Quando alcuni dei richiedenti asilo sono arrivati nel Poliambulatorio per sottoporsi ai raggi X, però, qualcosa è andato storto: i dispositivi di protezione individuale non erano a disposizione del personale sanitario. In assenza di guanti e mascherine, i dipendenti della Asl si sono rifiutati di procedere al check up toracico e alcuni dei migranti sono stati rimandati indietro senza aver scongiurato la presenza dell’infezione batterica. Una dimenticanza siderale, anche alla luce delle stime offerte dall’Organizzazione Mondiale della Sanità, che annovera gli operatori sanitari tra i soggetti maggiormente esposti agli agenti biologici e quindi ad un eventuale contagio.

“Un caso sospetto tra gli ospiti del Cas”

Ma c’è di più. Il consigliere regionale di Fratelli d’Italia, Fabrizio Santori, denuncia un caso sospetto: “Ad inizio giugno, uno dei migranti positivi al test di Mantoux è stato indirizzato presso una delle strutture specializzate in malattie infettive, molto probabilmente l’ospedale Spallanzani, a causa delle lesioni polmonari riscontrate dai raggi X”. Questo basterebbe, secondo Santori che parla di “rischio epidemia”, per chiedere l’intervento del Ministero della Salute. Secondo il consigliere regionale, inoltre, i migranti sottoposti agli screening antitubercolari sarebbero circa 300, “controllati in diversi poliambulatori della Capitale”. Tra questi, oltre a quello già citato di Tor di Quinto, anche l’Oftalmico e il Santa Maria della Pietà, in zona Trionfale.

“Nessun rischio Tbc”

Cerchiamo di scoprire qualcosa di più andando sul posto e, sin da subito, il personale sanitario sembra confermare le preoccupazioni dei residenti. In effetti, dopo un po’, siamo proprio noi ad imbatterci in un gruppetto di stranieri in attesa di effettuare i raggi X al torace. “Vengo dal centro di accoglienza di largo Perassi”, ci conferma uno di loro mentre l’operatore che li ha accompagnati ci scaccia a male parole. Non resta che rivolgerci alla dirigenza. Sulla vicenda, la dottoressa Anna Roberti, direttrice del distretto, minimizza: “Un’ampia fetta della popolazione risulta positiva al test di Mantoux ed i pazienti positivi a questo test, in assenza di sintomi specifici, come tosse e febbre, vengono tranquillamente controllati sul territorio”. Ma allora perché gli operatori sanitari non se la sono sentita di procedere ai controlli in assenza di guanti e mascherine? “Per precauzione”, spiega la dottoressa, chiarendo che i dispositivi di protezione individuale “li aveva in dotazione la capo sala”. Si è trattato, dunque, di “un’incomprensione tra il personale”. “Tant’è che i pazienti rimandati indietro sono stati controllati due giorni dopo”, spiega la dottoressa Donatella Biliotti, coordinatrice dei presidi ambulatoriali della Asl Roma1. “Nell’ultimo anno non c’è stata alcuna notifica di Tbc proveniente da ospiti dei centri d’accoglienza al Servizio Igiene Pubblica”, gli fa eco Anna Roberti.
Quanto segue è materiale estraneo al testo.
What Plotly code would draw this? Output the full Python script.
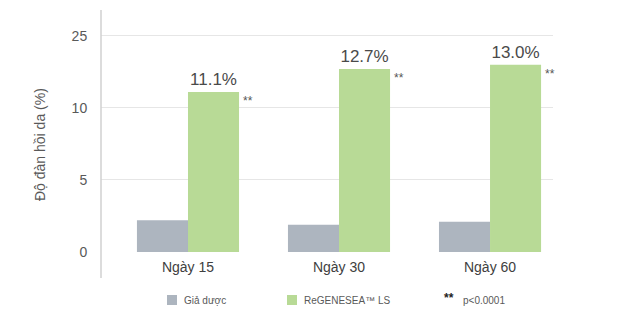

“No comment” dalla Prefettura

Nessun caso sospetto, quindi, afferma la direttrice del Poliambulatorio. I controlli sugli ospiti del Cas, secondo le dirigenti sarebbero dovuti all’endemicità della Tbc in alcune aree del mondo. Nulla di preoccupante, insomma. Si tratterebbe soltanto di controlli di routine. La Prefettura di Roma, sentita da IlGiornale.it, invece, preferisce non rilasciare dichiarazioni. In merito alla mancanza dei presidi di protezione individuale il suggerimento è quello di sentire “l’azienda territorialmente competente”. Mentre, per quanto riguarda il “caso sospetto” l’ufficio del prefetto rassicura: “Sicuramente ciò che avviene nei centri di accoglienza viene monitorato ed affrontato in base alle esigenze, se c’è stato un caso di questo tipo è stato affrontato”.